Adilifu Nama notes how “[i]n America, there is a dubious history of presenting Africa as a primitive and backward nation in books, television and film” (137). But with the emergence of writers like Nnedi Okorafor and films like Black Panther, the association of Africa with technology is changing rapidly. In this article, I discuss two short stories by Okorafor, a Nigerian-American who has based much of her fiction in Africa and has also written for Marvel Comics (most recently as the sole writer for Shuri). The two stories I will discuss are “The Magical Negro” (2004) and “Mother of Invention” (2018). “The Magical Negro” is a comic vignette in which the central character rebels against his subservient role, referred to in the title, and is revealed by the end of the story as a powerful Afro-Caribbean spirit. “The Magical Negro” subverts stereotypes and exposes racist conventions in the speculative genres of fantasy and science fiction. “Mother of Invention,” on the other hand, severs ties with the Anglo American historical context by moving its storyworld to the futuristic, technologically advanced Nigerian city of New Delta.

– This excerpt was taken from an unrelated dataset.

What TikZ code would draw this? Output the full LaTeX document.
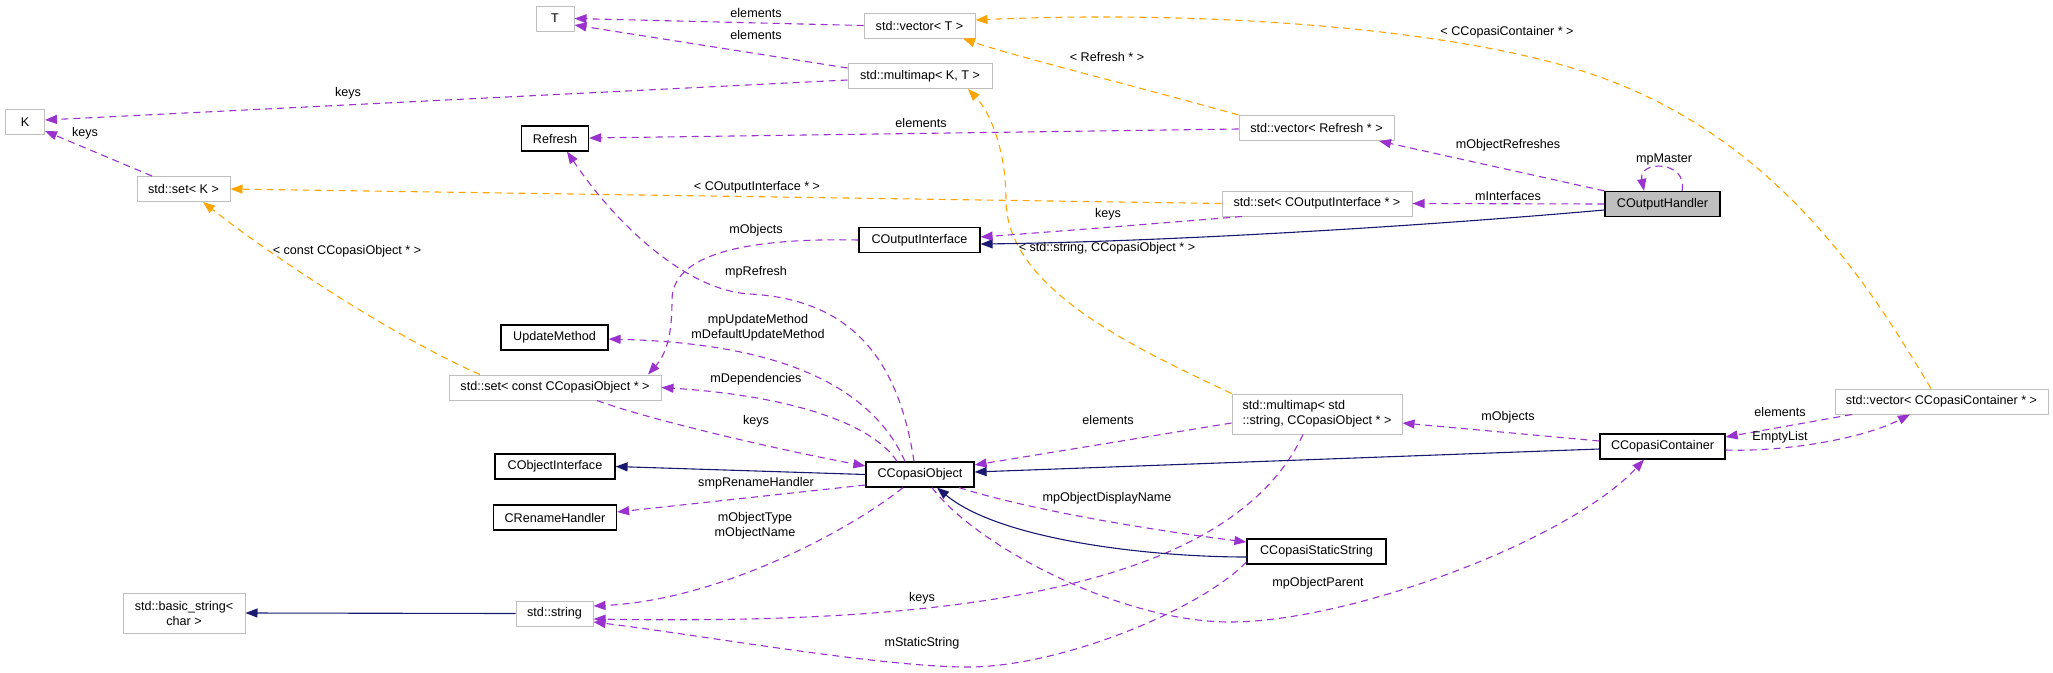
\documentclass[tikz,border=0pt]{standalone}
\usepackage{fontspec}
\setmainfont{Liberation Sans}
\usetikzlibrary{arrows.meta}
\definecolor{pur}{HTML}{9A32CD}
\definecolor{org}{HTML}{FFA500}
\definecolor{nav}{HTML}{191970}
\definecolor{gbd}{HTML}{BFBFBF}
\newcommand{\dfont}{\fontsize{12.6}{15}\selectfont}
\begin{document}
\begin{tikzpicture}[x=1pt,y=-1pt,
  box/.style={draw=black, line width=1.2pt, minimum height=25pt, inner sep=0pt, font=\dfont, fill=white},
  gbox/.style={box, draw=gbd, line width=1pt},
  usage/.style={draw=pur, line width=1.1pt, dash pattern=on 7pt off 5pt, -{Triangle[length=12pt,width=9pt]}},
  tmpl/.style={draw=org, line width=1.1pt, dash pattern=on 7pt off 5pt, -{Triangle[length=12pt,width=9pt]}},
  inh/.style={draw=nav, line width=1.1pt, -{Triangle[length=12pt,width=9pt]}},
  lbl/.style={font=\dfont, inner sep=0pt, align=center}
]
\useasboundingbox (0,0) rectangle (2053,672);

% nodes
\node[gbox, minimum width=38] (T) at (555,18.5) {T};
\node[gbox, minimum width=39] (K) at (25,122) {K};
\node[gbox, minimum width=111] (vecT) at (919.5,25.5) {std::vector< T >};
\node[gbox, minimum width=144] (mmKT) at (920,76) {std::multimap< K, T >};
\node[box, minimum width=67] (Refresh) at (555,138.5) {Refresh};
\node[gbox, minimum width=93] (setK) at (183.5,189) {std::set< K >};
\node[gbox, minimum width=155] (vecRef) at (1316.5,128) {std::vector< Refresh * >};
\node[gbox, minimum width=190] (setCOI) at (1317,203.5) {std::set< COutputInterface * >};
\node[box, minimum width=115, fill=gbd] (COH) at (1662.5,204) {COutputHandler};
\node[box, minimum width=121] (COI) at (919.5,240) {COutputInterface};
\node[box, minimum width=107] (UM) at (554.5,337.5) {UpdateMethod};
\node[gbox, minimum width=212] (setCCO) at (555,387.5) {std::set< const CCopasiObject * >};
\node[box, minimum width=120] (CObjI) at (555,466.5) {CObjectInterface};
\node[box, minimum width=123] (CRH) at (555,517.5) {CRenameHandler};
\node[gbox, minimum width=122, minimum height=40, align=center] (bstr) at (184,613) {std::basic\_string<\\char >};
\node[gbox, minimum width=77] (str) at (554.5,613.5) {std::string};
\node[box, minimum width=108] (CCO) at (920,474.5) {CCopasiObject};
\node[gbox, minimum width=170, minimum height=40, align=left] (mmSC) at (1317,414) {std::multimap< std\\::string, CCopasiObject * >};
\node[box, minimum width=139] (CCSS) at (1316.5,551.5) {CCopasiStaticString};
\node[box, minimum width=125] (CCC) at (1662.5,446.5) {CCopasiContainer};
\node[gbox, minimum width=213] (vecCC) at (1941.5,401.5) {std::vector< CCopasiContainer * >};

% helper coordinates
\coordinate (k7) at (1600,77);
\coordinate (k10) at (1006,200);
\coordinate (k16) at (672,300);
\coordinate (k17) at (750,294);
\coordinate (k31) at (968,667);
\coordinate (k32) at (1230,622);

% edges
\draw[usage] (vecT.west) -- (T.east);
\draw[usage] (mmKT.west |- 0,68) -- (T.east |- 0,25);
\draw[usage] (mmKT.west |- 0,80) -- (K.east |- 0,120);
\draw[usage] (152,0 |- setK.north) -- (K.east |- 0,131);
\draw[usage] (vecRef.west |- 0,129) -- (Refresh.east |- 0,138);
\draw[tmpl] (vecRef.north west) .. controls (1150,90) and (1010,55) .. (963,0 |- vecT.south);
\draw[tmpl] (1931,0 |- vecCC.north) .. controls (1879,303) and (1788,144) .. (k7) .. controls (1459,27) and (1200,10) .. (vecT.east |- 0,20);
\draw[tmpl] (setCOI.west) -- (setK.east);
\draw[tmpl] (480,0 |- setCCO.north) .. controls (398,339) and (274,258) .. (203,0 |- setK.south);
\draw[tmpl] (mmSC.north west) .. controls (1140,350) and (1006,290) .. (k10) .. controls (1006,150) and (990,112) .. (968,0 |- mmKT.south);
\draw[usage] (COH.north west) -- (1379,0 |- vecRef.south);
\draw[usage] (COH.west) -- (setCOI.east);
\draw[usage] (1682,0 |- COH.north) .. controls (1688,160) and (1638,160) .. (1644,0 |- COH.north);
\draw[inh] (COH.west |- 0,210) .. controls (1400,228) and (1150,242) .. (COI.east |- 0,244);
\draw[usage] (1242,0 |- setCOI.south) .. controls (1150,224) and (1050,232) .. (COI.east |- 0,237);
\draw[usage] (COI.west) .. controls (760,238) and (672,250) .. (k16) .. controls (672,330) and (668,352) .. (648,0 |- setCCO.north);
\draw[usage] (914,0 |- CCO.north) .. controls (900,370) and (860,300) .. (k17) .. controls (690,291) and (620,230) .. (567,0 |- Refresh.south);
\draw[usage] (905,0 |- CCO.north) .. controls (860,360) and (720,342) .. (UM.east |- 0,339);
\draw[usage] (897,0 |- CCO.north) .. controls (870,420) and (780,395) .. (setCCO.east);
\draw[usage] (597,0 |- setCCO.south) .. controls (650,420) and (780,450) .. (CCO.west |- 0,466);
\draw[inh] (CCO.west) -- (CObjI.east);
\draw[usage] (CCO.west |- 0,485) -- (CRH.east |- 0,512);
\draw[usage] (903,0 |- CCO.south) .. controls (850,530) and (720,600) .. (str.east |- 0,606);
\draw[inh] (str.west) -- (bstr.east);
\draw[usage] (mmSC.west |- 0,423) -- (CCO.east |- 0,465);
\draw[usage] (1303,0 |- mmSC.south) .. controls (1230,590) and (950,625) .. (str.east |- 0,619);
\draw[inh] (CCC.west |- 0,449) -- (CCO.east |- 0,472);
\draw[usage] (CCC.west |- 0,441) -- (mmSC.east |- 0,423);
\draw[inh] (CCSS.west |- 0,557) .. controls (1150,557) and (1000,540) .. (937,0 |- CCO.south);
\draw[usage] (959,0 |- CCO.south) .. controls (1030,510) and (1150,530) .. (CCSS.west |- 0,542);
\draw[usage] (CCSS.west |- 0,562) .. controls (1200,610) and (1060,667) .. (k31) .. controls (880,667) and (700,635) .. (str.east |- 0,622);
\draw[usage] (932,0 |- CCO.south) .. controls (975,545) and (1120,622) .. (k32) .. controls (1350,622) and (1570,540) .. (1644,0 |- CCC.south);
\draw[usage] (1852,0 |- vecCC.south) -- (CCC.east |- 0,437);
\draw[usage] (CCC.east |- 0,450) .. controls (1780,452) and (1860,440) .. (1910,0 |- vecCC.south);

% labels
\node[lbl] (l1) at (756,13) {elements};
\node[lbl] (l2) at (756,35) {elements};
\node[lbl] (l3) at (348,93) {keys};
\node[lbl] (l4) at (85,133) {keys};
\node[lbl] (l5) at (921,123) {elements};
\node[lbl] (l6) at (1107,57) {< Refresh * >};
\node[lbl] (l7) at (1507,32) {< CCopasiContainer * >};
\node[lbl] (l8) at (757,187) {< COutputInterface * >};
\node[lbl] (l9) at (347,251) {< const CCopasiObject * >};
\node[lbl] (l10) at (1107,248) {< std::string, CCopasiObject * >};
\node[lbl] (l11) at (1508,145) {mObjectRefreshes};
\node[lbl] (l12) at (1508,196) {mInterfaces};
\node[lbl] (l13) at (1664,159) {mpMaster};
\node[lbl] (l15) at (1108,214) {keys};
\node[lbl] (l16) at (756,230) {mObjects};
\node[lbl] (l17) at (756,272) {mpRefresh};
\node[lbl] (l18) at (758,327.5) {mpUpdateMethod\\mDefaultUpdateMethod};
\node[lbl] (l19) at (756,379) {mDependencies};
\node[lbl] (l20) at (756,421) {keys};
\node[lbl] (l22) at (756,483) {smpRenameHandler};
\node[lbl] (l23) at (755,525.5) {mObjectType\\mObjectName};
\node[lbl] (l25) at (1108,420) {elements};
\node[lbl] (l26) at (922,598) {keys};
\node[lbl] (l28) at (1508,417) {mObjects};
\node[lbl] (l30) at (1107,498) {mpObjectDisplayName};
\node[lbl] (l31) at (922,643) {mStaticString};
\node[lbl] (l32) at (1318,583) {mpObjectParent};
\node[lbl] (l33) at (1780,412) {elements};
\node[lbl] (l34) at (1780,437) {EmptyList};
\end{tikzpicture}
\end{document}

During the fourteen years between the two stories, much has changed in the field of speculative fiction, and these stories reflect it. Okorafor insists in a recent Native interview that what she does is “Africanfuturism, not Afrofuturism” (Okolo et al. n.p.). Whereas “The Magical Negro” can be read as an Afrofuturist text in its engagement with American culture via direct critique of stereotypes and racist genre conventions, “Mother of Invention” more strongly suggests the newer designation of Africanfuturism, rooted both geographically and culturally on the continent.